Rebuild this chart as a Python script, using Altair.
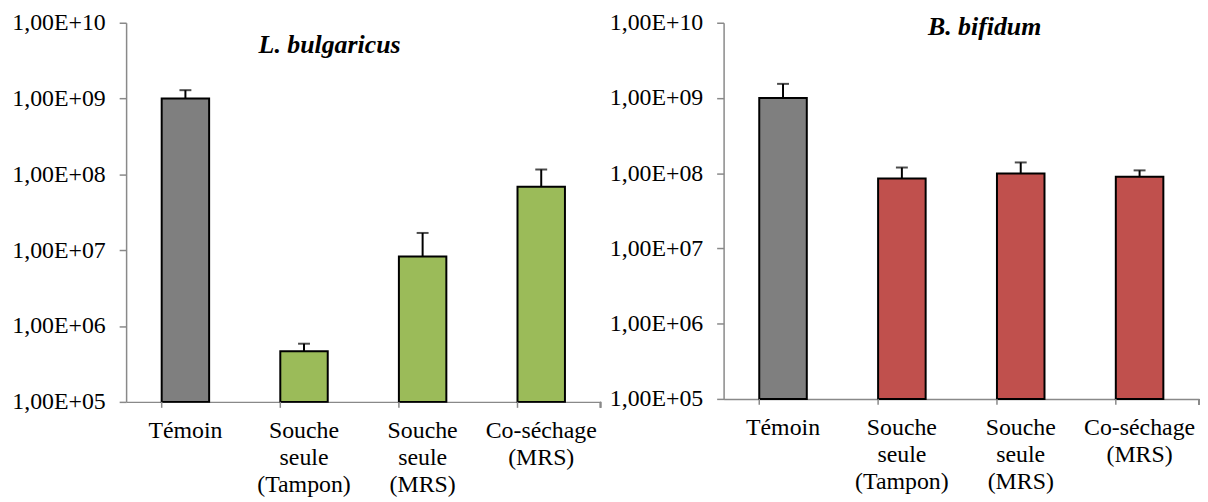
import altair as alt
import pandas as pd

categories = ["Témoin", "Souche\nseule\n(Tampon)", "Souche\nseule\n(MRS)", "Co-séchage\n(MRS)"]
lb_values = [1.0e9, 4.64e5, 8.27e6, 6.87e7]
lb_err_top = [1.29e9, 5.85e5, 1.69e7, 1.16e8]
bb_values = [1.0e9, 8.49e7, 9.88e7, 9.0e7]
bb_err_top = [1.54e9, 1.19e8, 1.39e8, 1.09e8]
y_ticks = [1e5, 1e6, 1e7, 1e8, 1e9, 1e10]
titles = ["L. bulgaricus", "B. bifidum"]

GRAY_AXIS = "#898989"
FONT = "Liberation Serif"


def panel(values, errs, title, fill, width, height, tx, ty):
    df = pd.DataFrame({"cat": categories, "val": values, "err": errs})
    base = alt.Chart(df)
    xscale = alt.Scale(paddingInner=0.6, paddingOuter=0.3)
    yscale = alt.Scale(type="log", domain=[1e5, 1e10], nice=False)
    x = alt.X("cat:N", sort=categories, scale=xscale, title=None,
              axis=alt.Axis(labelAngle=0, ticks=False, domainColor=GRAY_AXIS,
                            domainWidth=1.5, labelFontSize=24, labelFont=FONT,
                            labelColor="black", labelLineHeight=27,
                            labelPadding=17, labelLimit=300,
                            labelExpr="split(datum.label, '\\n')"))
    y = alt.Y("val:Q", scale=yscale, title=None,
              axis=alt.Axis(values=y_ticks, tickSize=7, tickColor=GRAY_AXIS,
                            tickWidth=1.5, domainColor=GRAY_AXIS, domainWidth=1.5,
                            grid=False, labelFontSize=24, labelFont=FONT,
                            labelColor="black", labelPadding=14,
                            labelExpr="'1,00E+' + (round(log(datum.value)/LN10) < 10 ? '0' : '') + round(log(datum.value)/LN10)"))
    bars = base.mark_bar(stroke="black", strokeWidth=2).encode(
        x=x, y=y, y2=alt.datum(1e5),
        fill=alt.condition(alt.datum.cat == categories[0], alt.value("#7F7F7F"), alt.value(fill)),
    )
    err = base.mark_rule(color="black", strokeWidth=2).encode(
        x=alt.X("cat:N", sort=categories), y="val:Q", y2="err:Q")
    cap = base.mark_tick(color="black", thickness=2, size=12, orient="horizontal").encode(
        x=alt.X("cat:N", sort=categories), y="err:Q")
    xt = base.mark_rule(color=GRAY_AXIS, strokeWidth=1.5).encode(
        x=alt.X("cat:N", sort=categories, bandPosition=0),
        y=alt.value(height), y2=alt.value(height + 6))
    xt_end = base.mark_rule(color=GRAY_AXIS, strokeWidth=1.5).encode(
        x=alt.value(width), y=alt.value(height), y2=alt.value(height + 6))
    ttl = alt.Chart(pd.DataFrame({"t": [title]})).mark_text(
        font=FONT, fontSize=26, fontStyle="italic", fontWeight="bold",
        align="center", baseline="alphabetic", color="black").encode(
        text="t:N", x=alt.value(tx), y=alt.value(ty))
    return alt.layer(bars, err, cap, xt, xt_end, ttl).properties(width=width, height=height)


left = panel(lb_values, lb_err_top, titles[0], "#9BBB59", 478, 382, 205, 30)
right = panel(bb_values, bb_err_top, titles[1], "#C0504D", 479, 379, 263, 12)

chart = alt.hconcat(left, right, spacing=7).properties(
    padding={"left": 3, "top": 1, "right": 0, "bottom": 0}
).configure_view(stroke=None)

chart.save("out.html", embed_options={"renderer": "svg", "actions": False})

**WHAT YOU HAVE TO DO**
Please write out all of the material above without changing a word, and omit any pictures.

**SOLUTION FOR THIS EXERCISE**
Rebuild this chart as a Python script, using Altair.
import altair as alt
import pandas as pd

categories = ["Témoin", "Souche\nseule\n(Tampon)", "Souche\nseule\n(MRS)", "Co-séchage\n(MRS)"]
lb_values = [1.0e9, 4.64e5, 8.27e6, 6.87e7]
lb_err_top = [1.29e9, 5.85e5, 1.69e7, 1.16e8]
bb_values = [1.0e9, 8.49e7, 9.88e7, 9.0e7]
bb_err_top = [1.54e9, 1.19e8, 1.39e8, 1.09e8]
y_ticks = [1e5, 1e6, 1e7, 1e8, 1e9, 1e10]
titles = ["L. bulgaricus", "B. bifidum"]

GRAY_AXIS = "#898989"
FONT = "Liberation Serif"


def panel(values, errs, title, fill, width, height, tx, ty):
    df = pd.DataFrame({"cat": categories, "val": values, "err": errs})
    base = alt.Chart(df)
    xscale = alt.Scale(paddingInner=0.6, paddingOuter=0.3)
    yscale = alt.Scale(type="log", domain=[1e5, 1e10], nice=False)
    x = alt.X("cat:N", sort=categories, scale=xscale, title=None,
              axis=alt.Axis(labelAngle=0, ticks=False, domainColor=GRAY_AXIS,
                            domainWidth=1.5, labelFontSize=24, labelFont=FONT,
                            labelColor="black", labelLineHeight=27,
                            labelPadding=17, labelLimit=300,
                            labelExpr="split(datum.label, '\\n')"))
    y = alt.Y("val:Q", scale=yscale, title=None,
              axis=alt.Axis(values=y_ticks, tickSize=7, tickColor=GRAY_AXIS,
                            tickWidth=1.5, domainColor=GRAY_AXIS, domainWidth=1.5,
                            grid=False, labelFontSize=24, labelFont=FONT,
                            labelColor="black", labelPadding=14,
                            labelExpr="'1,00E+' + (round(log(datum.value)/LN10) < 10 ? '0' : '') + round(log(datum.value)/LN10)"))
    bars = base.mark_bar(stroke="black", strokeWidth=2).encode(
        x=x, y=y, y2=alt.datum(1e5),
        fill=alt.condition(alt.datum.cat == categories[0], alt.value("#7F7F7F"), alt.value(fill)),
    )
    err = base.mark_rule(color="black", strokeWidth=2).encode(
        x=alt.X("cat:N", sort=categories), y="val:Q", y2="err:Q")
    cap = base.mark_tick(color="black", thickness=2, size=12, orient="horizontal").encode(
        x=alt.X("cat:N", sort=categories), y="err:Q")
    xt = base.mark_rule(color=GRAY_AXIS, strokeWidth=1.5).encode(
        x=alt.X("cat:N", sort=categories, bandPosition=0),
        y=alt.value(height), y2=alt.value(height + 6))
    xt_end = base.mark_rule(color=GRAY_AXIS, strokeWidth=1.5).encode(
        x=alt.value(width), y=alt.value(height), y2=alt.value(height + 6))
    ttl = alt.Chart(pd.DataFrame({"t": [title]})).mark_text(
        font=FONT, fontSize=26, fontStyle="italic", fontWeight="bold",
        align="center", baseline="alphabetic", color="black").encode(
        text="t:N", x=alt.value(tx), y=alt.value(ty))
    return alt.layer(bars, err, cap, xt, xt_end, ttl).properties(width=width, height=height)


left = panel(lb_values, lb_err_top, titles[0], "#9BBB59", 478, 382, 205, 30)
right = panel(bb_values, bb_err_top, titles[1], "#C0504D", 479, 379, 263, 12)

chart = alt.hconcat(left, right, spacing=7).properties(
    padding={"left": 3, "top": 1, "right": 0, "bottom": 0}
).configure_view(stroke=None)

chart.save("out.html", embed_options={"renderer": "svg", "actions": False})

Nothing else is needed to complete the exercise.